Alys Tomlinson’s (b. 1975) projects are often research-led. Alys is most interested in the relationship between people and place, exploring themes of environment, belonging, and identity.
'Gli Isolani' (The Islanders) is the latest project by Alys. She has spent the last two years exploring the lives of islanders in modern-day Italy, capturing little-known rituals and traditions inspired by paganism, fables and folklore. These almost theatrical images document traditional costumes and masks, preserved and handed down for generations, worn during festivities and celebrations in Sicily, Sardinia and islands of the Venetian lagoon. The project provides a meditation on place, faith and identity.

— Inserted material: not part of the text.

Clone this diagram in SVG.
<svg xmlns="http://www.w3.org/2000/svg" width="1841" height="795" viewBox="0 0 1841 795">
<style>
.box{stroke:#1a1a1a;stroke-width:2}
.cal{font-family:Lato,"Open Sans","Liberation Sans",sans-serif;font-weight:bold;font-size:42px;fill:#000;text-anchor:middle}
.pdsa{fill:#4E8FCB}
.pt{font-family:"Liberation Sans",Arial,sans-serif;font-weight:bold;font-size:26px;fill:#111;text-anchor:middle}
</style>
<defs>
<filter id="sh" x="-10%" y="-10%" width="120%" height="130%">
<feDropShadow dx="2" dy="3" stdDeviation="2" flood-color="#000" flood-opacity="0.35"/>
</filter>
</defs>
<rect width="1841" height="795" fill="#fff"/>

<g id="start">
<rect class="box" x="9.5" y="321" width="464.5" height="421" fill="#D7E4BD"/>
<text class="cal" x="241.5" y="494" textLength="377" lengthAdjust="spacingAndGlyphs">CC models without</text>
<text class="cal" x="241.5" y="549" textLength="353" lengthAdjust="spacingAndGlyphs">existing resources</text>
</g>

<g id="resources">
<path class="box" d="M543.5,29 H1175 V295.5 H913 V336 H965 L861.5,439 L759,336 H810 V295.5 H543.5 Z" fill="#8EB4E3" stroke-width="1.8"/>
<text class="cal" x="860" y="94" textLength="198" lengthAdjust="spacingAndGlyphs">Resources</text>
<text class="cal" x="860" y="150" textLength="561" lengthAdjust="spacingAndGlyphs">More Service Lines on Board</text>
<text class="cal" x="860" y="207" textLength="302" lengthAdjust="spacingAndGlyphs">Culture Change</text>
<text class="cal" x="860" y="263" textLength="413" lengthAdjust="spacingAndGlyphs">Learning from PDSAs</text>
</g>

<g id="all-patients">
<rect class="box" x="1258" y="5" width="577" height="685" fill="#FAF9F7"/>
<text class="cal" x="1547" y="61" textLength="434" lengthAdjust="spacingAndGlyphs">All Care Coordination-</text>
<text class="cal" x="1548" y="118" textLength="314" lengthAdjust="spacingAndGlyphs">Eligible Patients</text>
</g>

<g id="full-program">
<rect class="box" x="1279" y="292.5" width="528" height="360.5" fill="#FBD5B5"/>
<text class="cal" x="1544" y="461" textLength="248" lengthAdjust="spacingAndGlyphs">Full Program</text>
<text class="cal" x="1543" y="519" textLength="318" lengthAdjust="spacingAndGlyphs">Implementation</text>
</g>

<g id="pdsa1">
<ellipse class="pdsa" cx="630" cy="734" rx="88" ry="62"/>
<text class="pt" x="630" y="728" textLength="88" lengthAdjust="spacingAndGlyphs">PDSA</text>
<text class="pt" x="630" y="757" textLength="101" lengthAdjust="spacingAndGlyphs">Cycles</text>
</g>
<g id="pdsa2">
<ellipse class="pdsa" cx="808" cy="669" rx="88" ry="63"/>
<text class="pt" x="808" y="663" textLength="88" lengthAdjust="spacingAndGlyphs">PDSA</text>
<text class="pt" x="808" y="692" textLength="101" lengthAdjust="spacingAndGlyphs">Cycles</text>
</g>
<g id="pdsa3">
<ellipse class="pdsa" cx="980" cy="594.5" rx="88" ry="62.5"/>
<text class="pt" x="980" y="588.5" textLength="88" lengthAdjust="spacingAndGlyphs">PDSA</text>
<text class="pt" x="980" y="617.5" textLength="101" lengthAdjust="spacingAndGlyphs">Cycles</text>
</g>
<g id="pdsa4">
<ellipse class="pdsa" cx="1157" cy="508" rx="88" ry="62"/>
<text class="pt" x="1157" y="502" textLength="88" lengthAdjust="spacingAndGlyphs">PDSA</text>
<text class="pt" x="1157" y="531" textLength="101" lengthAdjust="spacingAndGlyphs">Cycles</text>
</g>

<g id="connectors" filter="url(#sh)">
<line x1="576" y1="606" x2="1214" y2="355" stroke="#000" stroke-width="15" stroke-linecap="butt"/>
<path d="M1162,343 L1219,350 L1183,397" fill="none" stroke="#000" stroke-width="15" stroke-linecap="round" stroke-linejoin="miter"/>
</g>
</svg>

Previous body of work - ‘Lost Summer’ began during the Covid lockdown when the artist was frustrated that she couldn’t travel to work on her existing projects. Once lockdown eased, she began to move around her neighbourhood, photographing the teenage children of local friends from her street and the surrounding area. The portraits show these young adults dressed and ready to attend their proms which were cancelled as a result of the pandemic. Instead of the usual setting of the school or hotel halls, the portraits were taken in their gardens and backyards in North London. The prom portraits capture the poignancy of a lost summer for teenagers who were unable to sit their school exams or mark this significant step in growing up and leaving school. Three works from ‘Lost Summer’ – ‘Samuel’, ‘Jameela’ and ‘Jack’ – won the 2020 Taylor Wessing Portrait Prize.

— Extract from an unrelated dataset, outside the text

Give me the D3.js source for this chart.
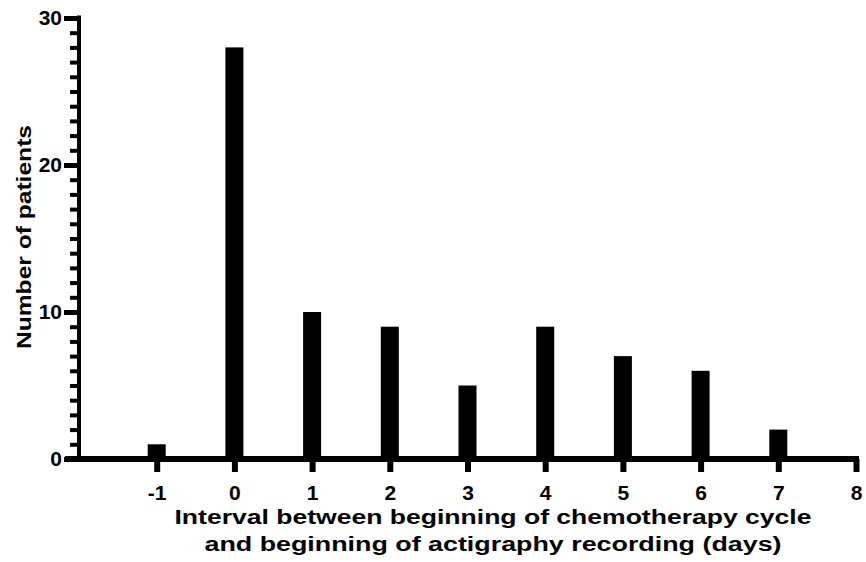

An earlier body of work ‘Ex-Voto’ explores Christian pilgrimage sites in Lourdes (France), Ballyvourney (Ireland), and Grabarka (Poland). Often placed anonymously and hidden from view, ex-votos are left by pilgrims as expressions of hope and gratitude, creating a tangible narrative between faith, person, and the landscape. ‘Ex-Voto’ encompasses formal portraiture, large format landscape, and small, detailed still-life shots of the objects and markers left behind. Shot on 5×4, large format film, the images evoke a distinct stillness and reflect the mysterious, timeless quality present at these sites of great spiritual contemplation.

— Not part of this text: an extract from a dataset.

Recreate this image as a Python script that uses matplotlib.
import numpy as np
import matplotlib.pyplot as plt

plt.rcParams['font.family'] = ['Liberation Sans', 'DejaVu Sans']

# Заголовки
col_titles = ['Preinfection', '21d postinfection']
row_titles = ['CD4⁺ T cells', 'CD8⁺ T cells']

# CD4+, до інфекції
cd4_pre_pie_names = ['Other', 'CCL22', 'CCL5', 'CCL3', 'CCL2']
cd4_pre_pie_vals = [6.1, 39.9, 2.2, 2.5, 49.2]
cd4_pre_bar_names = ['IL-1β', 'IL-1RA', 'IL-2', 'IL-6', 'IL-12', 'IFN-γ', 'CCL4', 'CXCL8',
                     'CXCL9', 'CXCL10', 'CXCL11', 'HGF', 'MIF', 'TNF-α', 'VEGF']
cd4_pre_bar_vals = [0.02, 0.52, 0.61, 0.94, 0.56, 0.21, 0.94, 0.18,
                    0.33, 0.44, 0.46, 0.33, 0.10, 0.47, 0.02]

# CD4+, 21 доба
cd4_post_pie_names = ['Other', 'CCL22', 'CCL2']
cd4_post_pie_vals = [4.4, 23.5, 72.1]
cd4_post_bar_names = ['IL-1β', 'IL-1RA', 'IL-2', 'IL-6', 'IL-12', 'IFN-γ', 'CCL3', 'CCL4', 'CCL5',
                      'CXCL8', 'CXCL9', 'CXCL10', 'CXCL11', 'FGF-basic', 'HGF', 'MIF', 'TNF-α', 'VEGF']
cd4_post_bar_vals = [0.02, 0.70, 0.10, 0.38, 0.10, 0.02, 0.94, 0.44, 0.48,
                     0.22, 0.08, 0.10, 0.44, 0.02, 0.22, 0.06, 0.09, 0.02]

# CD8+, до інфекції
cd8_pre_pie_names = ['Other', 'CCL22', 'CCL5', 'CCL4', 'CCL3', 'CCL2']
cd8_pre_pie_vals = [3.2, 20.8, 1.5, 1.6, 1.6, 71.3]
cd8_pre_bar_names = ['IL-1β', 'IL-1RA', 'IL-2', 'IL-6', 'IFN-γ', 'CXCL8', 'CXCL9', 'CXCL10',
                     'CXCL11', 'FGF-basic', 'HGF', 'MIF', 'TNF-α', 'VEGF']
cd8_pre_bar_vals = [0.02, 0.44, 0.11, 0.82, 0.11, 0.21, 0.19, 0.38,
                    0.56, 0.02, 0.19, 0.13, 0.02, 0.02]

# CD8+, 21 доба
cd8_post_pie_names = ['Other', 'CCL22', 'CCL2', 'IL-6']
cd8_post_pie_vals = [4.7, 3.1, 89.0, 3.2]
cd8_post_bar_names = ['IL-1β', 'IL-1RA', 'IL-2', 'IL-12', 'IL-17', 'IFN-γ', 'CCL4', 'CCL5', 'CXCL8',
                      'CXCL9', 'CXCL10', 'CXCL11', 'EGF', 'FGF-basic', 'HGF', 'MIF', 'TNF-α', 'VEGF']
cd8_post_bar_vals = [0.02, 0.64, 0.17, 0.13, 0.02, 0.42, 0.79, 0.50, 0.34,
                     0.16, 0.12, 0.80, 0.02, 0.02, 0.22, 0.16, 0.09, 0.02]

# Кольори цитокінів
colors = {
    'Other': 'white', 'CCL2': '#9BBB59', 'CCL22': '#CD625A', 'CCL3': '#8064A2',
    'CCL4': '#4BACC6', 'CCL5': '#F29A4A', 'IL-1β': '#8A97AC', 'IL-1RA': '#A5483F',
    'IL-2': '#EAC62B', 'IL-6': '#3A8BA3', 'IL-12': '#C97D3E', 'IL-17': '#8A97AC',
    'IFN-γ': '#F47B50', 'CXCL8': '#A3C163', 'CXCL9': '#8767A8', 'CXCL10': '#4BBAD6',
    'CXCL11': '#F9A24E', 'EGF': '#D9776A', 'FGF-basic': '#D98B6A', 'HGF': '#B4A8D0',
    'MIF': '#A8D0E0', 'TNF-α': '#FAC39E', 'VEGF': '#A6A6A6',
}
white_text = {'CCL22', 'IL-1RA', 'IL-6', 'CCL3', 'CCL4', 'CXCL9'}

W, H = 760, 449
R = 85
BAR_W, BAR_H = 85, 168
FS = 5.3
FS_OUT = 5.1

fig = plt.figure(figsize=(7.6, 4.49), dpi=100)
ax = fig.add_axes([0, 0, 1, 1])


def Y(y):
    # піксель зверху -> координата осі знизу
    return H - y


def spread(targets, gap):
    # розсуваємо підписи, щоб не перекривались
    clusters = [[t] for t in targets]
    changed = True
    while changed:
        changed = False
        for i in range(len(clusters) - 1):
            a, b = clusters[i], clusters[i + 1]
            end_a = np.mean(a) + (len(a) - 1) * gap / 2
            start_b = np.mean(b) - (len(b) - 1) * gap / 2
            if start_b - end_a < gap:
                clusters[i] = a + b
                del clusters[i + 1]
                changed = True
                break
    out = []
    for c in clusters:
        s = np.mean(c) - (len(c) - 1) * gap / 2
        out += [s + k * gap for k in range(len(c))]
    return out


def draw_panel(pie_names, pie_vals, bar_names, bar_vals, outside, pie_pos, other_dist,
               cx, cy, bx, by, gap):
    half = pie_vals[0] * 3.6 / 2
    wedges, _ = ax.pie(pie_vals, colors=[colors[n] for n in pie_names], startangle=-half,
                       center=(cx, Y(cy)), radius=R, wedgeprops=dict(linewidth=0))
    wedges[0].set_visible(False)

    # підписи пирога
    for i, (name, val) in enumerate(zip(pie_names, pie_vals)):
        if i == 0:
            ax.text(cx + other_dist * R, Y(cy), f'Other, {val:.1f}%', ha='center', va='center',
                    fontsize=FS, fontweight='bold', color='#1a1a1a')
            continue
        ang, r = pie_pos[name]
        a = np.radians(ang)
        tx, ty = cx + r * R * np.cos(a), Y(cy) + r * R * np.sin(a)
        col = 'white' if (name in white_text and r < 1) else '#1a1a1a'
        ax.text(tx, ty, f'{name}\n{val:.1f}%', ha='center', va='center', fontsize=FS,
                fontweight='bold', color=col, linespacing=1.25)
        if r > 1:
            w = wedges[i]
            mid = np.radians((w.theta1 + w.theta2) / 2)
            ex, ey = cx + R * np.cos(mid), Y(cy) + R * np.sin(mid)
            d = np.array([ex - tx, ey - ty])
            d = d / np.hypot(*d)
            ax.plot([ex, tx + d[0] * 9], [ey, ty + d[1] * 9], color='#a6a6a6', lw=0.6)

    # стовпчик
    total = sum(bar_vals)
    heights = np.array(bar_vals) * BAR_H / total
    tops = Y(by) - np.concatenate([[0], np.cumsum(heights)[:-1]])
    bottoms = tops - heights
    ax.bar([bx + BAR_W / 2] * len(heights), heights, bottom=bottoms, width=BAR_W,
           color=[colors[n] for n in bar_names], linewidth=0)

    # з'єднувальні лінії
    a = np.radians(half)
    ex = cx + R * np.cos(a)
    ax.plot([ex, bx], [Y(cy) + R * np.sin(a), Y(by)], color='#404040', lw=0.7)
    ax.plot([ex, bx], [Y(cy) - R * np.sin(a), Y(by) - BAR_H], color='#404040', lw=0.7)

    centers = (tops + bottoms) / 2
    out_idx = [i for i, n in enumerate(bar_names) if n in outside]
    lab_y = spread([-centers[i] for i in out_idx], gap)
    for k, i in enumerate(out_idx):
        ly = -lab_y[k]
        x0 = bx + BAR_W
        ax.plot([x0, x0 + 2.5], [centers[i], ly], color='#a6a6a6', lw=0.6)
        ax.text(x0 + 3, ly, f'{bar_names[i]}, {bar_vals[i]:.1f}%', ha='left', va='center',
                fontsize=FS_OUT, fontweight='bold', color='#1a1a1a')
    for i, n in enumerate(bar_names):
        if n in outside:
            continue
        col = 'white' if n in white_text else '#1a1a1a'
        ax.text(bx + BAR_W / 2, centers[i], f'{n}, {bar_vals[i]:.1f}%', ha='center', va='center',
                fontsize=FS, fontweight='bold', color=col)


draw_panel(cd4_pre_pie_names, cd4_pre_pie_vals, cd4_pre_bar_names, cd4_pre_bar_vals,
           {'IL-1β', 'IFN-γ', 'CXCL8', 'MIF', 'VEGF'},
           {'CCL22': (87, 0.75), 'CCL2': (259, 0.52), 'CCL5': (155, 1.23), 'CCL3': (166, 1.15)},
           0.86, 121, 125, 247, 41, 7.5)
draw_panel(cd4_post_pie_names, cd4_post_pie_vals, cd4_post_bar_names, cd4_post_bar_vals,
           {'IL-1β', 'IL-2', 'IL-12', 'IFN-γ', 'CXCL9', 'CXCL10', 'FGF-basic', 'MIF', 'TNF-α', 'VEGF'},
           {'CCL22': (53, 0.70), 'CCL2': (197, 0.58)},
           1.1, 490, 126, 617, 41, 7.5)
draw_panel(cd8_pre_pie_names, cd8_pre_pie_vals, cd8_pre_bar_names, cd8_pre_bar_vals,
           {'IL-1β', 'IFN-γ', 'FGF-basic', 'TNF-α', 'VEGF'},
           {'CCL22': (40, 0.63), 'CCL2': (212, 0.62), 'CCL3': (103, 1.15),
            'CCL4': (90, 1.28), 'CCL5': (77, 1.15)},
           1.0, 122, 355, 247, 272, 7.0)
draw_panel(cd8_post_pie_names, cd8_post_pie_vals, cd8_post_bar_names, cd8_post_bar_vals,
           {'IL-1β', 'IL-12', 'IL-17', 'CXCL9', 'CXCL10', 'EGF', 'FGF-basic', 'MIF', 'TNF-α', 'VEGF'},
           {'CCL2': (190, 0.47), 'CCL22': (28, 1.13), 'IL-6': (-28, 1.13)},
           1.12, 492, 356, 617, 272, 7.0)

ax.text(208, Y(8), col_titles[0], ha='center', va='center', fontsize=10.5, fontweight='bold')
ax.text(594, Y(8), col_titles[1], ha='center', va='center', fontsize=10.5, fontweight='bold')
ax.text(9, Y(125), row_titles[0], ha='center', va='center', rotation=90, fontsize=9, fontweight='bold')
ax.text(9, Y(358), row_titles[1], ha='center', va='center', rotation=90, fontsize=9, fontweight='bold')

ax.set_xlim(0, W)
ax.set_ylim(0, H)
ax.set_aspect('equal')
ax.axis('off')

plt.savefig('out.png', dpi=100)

‘Ex-Voto’ was followed by ‘Vera’ based around the Orthodox Christian nun whose portrait was a key image in ‘Ex Voto’. ‘Vera’ explores, in film and photographs, Vera’s life, giving a close account of the daily routine and rhythm of living in faith in the unseen world of the Saint Elizabeth Covent in Belarus. Filmed in black and white and narrated by Vera, the film gives a lyrical account of Vera’s story of finding faith as a young woman and the emotional and spiritual impact which it had on her life.
A mix of works from ‘Ex Voto’ and ‘Vera’ along with the short film ‘Vera’ were shown at the Rencontres d’Arles 2019. This exhibition won the Public Prize of the New Discovery Awards. Recently Alys (and her co-director Cécile Embleton) have received a development grant from the Sundance Institute Documentary Fund to expand Vera into a feature-length documentary.
Alys Tomlinson grew up in Brighton, UK, and currently lives and works in London. She studied photography at Central Saint Martins College of Art and Design and has an MA (Distinction) in Anthropology from SOAS, University of London.